Provided records -
■ ■ ■ ■

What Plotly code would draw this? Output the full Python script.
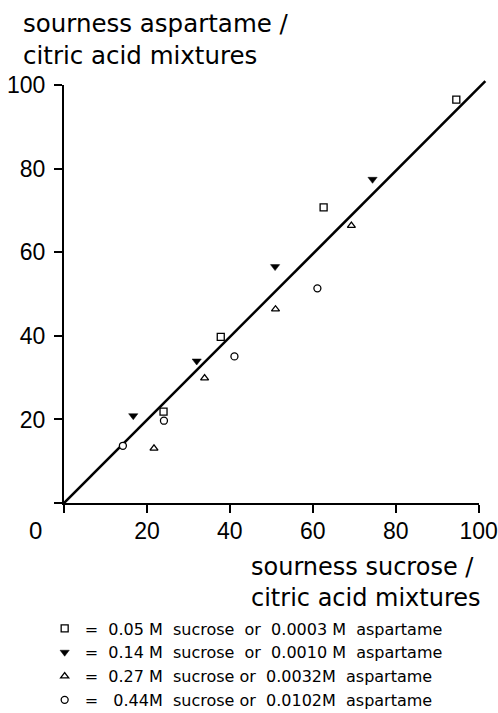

■ ■ ■ ■

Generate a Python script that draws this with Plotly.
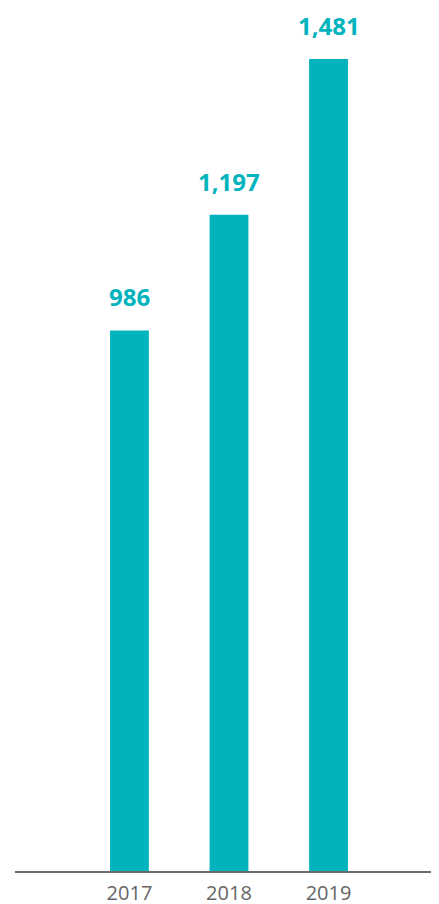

■ ■ ■ ■

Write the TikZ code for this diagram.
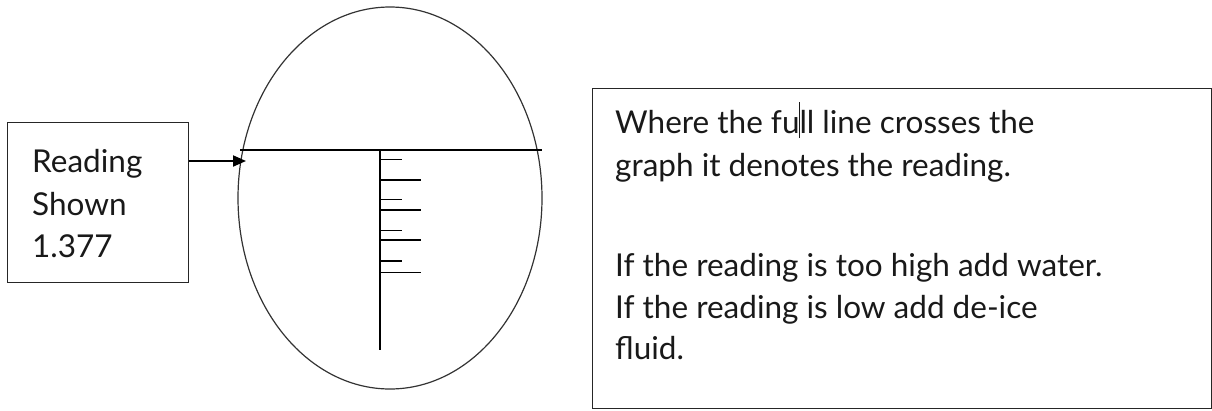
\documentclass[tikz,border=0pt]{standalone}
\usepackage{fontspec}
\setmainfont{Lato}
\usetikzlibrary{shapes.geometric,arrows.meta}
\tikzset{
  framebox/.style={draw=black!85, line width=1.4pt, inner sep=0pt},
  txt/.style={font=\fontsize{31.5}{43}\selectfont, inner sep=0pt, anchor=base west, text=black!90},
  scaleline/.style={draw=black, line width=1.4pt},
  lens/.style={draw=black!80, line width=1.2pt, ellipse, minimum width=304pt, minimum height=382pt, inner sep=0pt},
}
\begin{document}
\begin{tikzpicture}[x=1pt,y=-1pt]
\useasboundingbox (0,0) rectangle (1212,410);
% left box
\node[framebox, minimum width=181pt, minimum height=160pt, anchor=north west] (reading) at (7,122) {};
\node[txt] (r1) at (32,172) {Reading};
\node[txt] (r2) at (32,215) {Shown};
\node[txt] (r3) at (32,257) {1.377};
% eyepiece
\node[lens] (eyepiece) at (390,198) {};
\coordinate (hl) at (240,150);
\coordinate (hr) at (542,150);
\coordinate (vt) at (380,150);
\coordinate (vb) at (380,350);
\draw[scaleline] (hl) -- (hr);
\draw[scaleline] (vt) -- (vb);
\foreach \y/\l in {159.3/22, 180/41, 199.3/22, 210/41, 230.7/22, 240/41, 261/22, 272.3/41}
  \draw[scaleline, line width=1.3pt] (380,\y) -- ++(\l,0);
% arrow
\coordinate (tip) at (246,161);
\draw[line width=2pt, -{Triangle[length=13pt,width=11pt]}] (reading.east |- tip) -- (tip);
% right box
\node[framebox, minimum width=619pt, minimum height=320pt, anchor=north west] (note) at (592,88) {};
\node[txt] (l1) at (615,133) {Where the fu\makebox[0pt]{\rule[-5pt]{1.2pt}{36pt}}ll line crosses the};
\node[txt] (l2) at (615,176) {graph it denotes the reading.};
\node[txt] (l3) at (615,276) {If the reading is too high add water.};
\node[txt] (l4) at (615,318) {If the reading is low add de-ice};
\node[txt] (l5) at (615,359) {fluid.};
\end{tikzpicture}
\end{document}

■ ■ ■ ■

What is needed -
Look through the data above. Each line containing the word "this" needs to be copied.

Output below -
What Plotly code would draw this? Output the full Python script.
Generate a Python script that draws this with Plotly.
Write the TikZ code for this diagram.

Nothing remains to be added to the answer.